Muitos natais passei na praia de Santo Amaro de Oeiras, foram giros; era assim, comprava uma garrafa e um bolo-rei, chegado à praia acendia uma fogueira e passado pouco tempo aparecia malta conhecida e desconhecida e confraternizávamos até às quinhentas. Às vezes vou passar a casa de amigos mas eles que me perdoem, não gosto muito pois a tristeza não me deixa, com familiares a tristeza ainda é maior.
Hoje encaro o natal como um 1º de Abril ou como o Carnaval; o consumismo natalício é um desperdício, e que sentido faz um tipo ficar sem dinheiro até Janeiro!? Há bastantes anos que não dou nem quero prendas, de comer o costume na véspera e no dia, e anseio que as canções natalícias que começam a moer-me o juízo nos fins de Outubro acabem.
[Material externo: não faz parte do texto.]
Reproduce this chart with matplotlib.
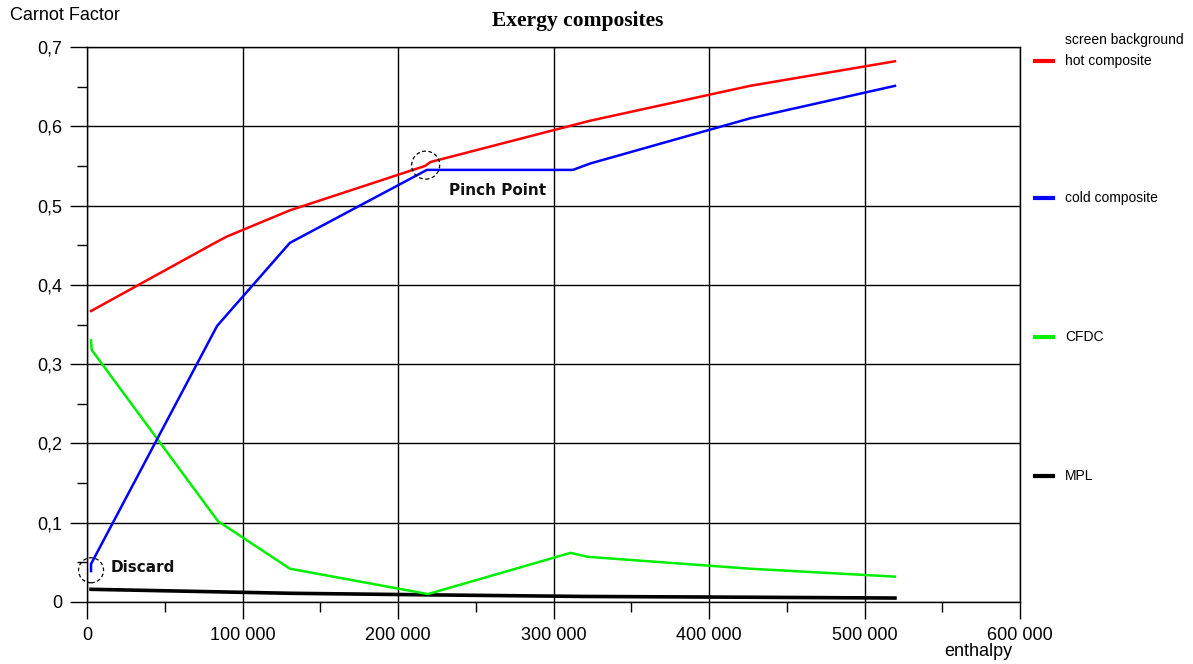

Quem não gosta não estraga, quem está longe da terra entendo que se encontrem, só nunca entendi porque morre tanta gente no caminho, quem está perto não necessita de dia especial para se encontrar, qualquer dia é dia, sendo que considero o dia do meu nascimento, 2 de Janeiro o mais importante; nesse dia ando mesmo feliz e agradeço aos meus pais que não me conheceram nem os conheci o meu ocasional nascimento, ou será que julgavam eu ser filho de Marcianos?